## Goal
Quote the listing below word for word, stopping after the line that contains "0.19, 0.39, 0.5];".
'''
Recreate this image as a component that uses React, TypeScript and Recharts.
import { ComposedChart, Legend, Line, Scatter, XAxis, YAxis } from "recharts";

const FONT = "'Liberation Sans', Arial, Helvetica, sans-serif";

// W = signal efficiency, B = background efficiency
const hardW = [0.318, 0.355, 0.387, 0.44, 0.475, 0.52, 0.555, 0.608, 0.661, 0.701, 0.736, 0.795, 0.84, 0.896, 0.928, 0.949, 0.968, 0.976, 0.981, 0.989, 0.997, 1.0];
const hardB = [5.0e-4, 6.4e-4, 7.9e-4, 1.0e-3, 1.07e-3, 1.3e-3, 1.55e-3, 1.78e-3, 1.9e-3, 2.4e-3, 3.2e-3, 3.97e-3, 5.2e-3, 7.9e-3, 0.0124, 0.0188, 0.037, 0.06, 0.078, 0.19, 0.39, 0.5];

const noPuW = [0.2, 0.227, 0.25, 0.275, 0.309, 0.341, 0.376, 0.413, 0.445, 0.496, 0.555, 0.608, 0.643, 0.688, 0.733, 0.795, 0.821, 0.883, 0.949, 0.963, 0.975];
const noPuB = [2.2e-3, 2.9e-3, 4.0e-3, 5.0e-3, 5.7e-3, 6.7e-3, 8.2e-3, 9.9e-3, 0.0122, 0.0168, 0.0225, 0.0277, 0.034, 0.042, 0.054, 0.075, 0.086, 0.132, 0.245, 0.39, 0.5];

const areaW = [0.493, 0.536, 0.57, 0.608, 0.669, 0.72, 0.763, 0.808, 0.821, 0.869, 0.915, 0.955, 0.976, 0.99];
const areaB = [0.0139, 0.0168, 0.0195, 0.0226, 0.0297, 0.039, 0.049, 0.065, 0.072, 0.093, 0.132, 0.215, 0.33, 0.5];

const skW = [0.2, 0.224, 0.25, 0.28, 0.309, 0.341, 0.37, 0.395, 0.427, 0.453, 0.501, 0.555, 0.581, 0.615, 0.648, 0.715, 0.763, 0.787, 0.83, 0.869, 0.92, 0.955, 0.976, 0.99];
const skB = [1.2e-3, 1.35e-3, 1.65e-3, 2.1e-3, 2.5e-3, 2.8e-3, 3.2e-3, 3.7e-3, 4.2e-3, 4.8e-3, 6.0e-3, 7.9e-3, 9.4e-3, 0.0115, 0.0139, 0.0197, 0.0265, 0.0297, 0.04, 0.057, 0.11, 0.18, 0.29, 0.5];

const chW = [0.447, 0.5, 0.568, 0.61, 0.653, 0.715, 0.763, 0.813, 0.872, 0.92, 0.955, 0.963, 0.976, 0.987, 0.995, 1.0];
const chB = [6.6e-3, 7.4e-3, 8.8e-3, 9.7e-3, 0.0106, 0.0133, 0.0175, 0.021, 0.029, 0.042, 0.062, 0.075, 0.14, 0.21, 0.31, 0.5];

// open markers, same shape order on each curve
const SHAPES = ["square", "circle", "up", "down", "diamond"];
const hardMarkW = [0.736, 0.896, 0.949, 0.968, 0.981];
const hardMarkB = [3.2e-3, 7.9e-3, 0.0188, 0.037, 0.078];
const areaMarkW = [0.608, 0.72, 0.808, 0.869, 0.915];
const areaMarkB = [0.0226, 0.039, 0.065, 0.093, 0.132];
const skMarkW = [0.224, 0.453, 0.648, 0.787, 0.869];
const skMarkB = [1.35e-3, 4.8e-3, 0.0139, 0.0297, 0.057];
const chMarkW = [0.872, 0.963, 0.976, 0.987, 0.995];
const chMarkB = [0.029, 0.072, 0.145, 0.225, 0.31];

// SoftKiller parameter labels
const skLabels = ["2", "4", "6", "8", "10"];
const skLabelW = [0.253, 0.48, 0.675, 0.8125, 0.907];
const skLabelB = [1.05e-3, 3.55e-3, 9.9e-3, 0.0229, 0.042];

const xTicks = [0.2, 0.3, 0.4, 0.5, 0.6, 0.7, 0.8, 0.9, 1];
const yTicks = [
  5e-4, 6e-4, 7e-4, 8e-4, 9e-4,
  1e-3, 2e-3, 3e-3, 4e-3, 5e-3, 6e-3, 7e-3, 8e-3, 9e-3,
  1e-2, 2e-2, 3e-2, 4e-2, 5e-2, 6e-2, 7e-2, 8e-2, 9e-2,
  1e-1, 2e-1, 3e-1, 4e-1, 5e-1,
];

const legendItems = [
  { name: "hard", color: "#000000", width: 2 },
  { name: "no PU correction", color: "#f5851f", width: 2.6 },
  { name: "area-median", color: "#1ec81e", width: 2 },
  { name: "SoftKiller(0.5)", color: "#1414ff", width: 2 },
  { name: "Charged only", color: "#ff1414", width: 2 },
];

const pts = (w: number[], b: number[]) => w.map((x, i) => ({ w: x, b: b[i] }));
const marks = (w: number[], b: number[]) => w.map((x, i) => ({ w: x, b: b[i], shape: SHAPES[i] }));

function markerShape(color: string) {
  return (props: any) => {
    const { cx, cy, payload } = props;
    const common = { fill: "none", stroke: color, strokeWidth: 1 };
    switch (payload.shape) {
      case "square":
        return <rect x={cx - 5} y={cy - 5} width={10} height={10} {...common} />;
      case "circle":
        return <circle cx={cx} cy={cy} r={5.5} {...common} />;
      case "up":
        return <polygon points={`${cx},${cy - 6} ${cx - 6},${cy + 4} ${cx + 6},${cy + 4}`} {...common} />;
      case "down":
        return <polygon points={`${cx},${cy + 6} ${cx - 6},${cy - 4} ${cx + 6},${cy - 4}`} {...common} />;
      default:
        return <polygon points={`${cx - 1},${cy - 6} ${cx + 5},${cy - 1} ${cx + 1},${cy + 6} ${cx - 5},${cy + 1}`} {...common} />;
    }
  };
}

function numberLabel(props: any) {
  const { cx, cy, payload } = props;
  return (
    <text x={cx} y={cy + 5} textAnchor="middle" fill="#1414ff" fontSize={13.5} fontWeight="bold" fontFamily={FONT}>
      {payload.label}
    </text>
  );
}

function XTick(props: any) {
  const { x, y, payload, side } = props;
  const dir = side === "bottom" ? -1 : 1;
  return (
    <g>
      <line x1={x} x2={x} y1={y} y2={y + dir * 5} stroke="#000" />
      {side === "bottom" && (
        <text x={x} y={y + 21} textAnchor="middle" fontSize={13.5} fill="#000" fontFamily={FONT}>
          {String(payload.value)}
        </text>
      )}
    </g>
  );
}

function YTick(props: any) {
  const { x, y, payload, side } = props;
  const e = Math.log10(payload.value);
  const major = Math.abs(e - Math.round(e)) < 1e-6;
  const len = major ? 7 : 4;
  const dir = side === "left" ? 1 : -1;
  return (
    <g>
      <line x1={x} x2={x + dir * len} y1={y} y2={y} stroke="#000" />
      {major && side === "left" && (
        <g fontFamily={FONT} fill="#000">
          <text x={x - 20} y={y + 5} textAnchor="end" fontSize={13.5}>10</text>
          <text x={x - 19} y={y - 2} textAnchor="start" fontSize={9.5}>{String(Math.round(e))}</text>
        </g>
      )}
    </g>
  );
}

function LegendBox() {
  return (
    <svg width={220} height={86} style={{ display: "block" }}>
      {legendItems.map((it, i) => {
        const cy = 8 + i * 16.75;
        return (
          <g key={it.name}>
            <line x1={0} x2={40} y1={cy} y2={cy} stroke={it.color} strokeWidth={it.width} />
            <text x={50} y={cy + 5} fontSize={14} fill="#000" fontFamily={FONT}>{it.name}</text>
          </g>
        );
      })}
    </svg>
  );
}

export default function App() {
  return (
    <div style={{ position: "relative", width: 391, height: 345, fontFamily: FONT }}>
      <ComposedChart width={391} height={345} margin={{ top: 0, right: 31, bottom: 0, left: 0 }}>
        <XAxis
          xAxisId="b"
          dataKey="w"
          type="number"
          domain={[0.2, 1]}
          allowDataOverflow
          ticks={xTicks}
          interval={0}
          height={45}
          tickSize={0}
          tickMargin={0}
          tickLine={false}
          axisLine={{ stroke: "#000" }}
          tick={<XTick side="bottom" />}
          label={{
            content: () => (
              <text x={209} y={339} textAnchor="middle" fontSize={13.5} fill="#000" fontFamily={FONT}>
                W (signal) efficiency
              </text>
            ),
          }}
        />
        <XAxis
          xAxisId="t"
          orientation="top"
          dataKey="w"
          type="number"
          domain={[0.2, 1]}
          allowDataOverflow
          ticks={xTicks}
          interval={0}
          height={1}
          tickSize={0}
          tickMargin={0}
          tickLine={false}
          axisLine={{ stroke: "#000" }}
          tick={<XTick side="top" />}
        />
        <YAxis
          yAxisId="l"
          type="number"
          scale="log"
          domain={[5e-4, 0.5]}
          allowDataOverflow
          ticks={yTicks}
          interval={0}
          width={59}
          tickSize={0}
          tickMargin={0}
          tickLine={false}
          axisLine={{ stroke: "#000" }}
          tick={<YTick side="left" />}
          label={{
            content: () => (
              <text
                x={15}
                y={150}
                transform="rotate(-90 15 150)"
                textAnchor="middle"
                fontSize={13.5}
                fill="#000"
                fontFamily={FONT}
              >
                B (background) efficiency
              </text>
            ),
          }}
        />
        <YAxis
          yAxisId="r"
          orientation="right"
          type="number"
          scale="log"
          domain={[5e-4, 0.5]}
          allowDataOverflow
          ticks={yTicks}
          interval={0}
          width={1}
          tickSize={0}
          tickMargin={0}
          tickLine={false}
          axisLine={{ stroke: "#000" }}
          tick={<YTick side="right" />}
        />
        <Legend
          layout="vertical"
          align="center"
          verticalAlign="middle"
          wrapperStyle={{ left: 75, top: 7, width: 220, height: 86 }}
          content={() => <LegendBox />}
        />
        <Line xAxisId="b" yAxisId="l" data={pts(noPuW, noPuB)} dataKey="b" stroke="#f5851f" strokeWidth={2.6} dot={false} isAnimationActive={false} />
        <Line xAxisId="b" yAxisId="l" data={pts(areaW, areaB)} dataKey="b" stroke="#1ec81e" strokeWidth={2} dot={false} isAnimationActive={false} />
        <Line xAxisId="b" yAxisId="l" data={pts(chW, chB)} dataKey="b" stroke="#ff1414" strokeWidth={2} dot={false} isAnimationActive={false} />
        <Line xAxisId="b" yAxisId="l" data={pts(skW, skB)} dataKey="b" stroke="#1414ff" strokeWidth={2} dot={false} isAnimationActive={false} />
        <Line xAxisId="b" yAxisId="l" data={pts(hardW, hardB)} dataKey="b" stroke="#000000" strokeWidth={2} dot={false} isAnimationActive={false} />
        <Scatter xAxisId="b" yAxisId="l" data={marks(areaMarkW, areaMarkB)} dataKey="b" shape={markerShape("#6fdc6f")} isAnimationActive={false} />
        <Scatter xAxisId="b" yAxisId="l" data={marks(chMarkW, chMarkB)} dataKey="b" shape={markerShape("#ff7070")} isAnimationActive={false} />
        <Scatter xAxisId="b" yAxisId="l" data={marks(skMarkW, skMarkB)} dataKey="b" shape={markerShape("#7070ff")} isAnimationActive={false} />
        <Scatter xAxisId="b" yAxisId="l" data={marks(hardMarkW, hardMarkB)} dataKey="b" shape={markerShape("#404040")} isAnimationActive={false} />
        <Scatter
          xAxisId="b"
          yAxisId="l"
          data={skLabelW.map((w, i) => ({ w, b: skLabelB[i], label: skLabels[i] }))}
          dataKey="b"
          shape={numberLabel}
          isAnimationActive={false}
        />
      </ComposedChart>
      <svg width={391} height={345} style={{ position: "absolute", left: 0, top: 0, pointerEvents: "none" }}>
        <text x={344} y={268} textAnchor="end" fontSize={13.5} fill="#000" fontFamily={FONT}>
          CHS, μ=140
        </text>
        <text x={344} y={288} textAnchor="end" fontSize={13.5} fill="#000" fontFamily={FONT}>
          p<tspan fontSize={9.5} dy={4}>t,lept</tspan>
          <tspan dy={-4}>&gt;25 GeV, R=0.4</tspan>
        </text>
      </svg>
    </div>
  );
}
'''
## Exercise answer
Recreate this image as a component that uses React, TypeScript and Recharts.
import { ComposedChart, Legend, Line, Scatter, XAxis, YAxis } from "recharts";

const FONT = "'Liberation Sans', Arial, Helvetica, sans-serif";

// W = signal efficiency, B = background efficiency
const hardW = [0.318, 0.355, 0.387, 0.44, 0.475, 0.52, 0.555, 0.608, 0.661, 0.701, 0.736, 0.795, 0.84, 0.896, 0.928, 0.949, 0.968, 0.976, 0.981, 0.989, 0.997, 1.0];
const hardB = [5.0e-4, 6.4e-4, 7.9e-4, 1.0e-3, 1.07e-3, 1.3e-3, 1.55e-3, 1.78e-3, 1.9e-3, 2.4e-3, 3.2e-3, 3.97e-3, 5.2e-3, 7.9e-3, 0.0124, 0.0188, 0.037, 0.06, 0.078, 0.19, 0.39, 0.5];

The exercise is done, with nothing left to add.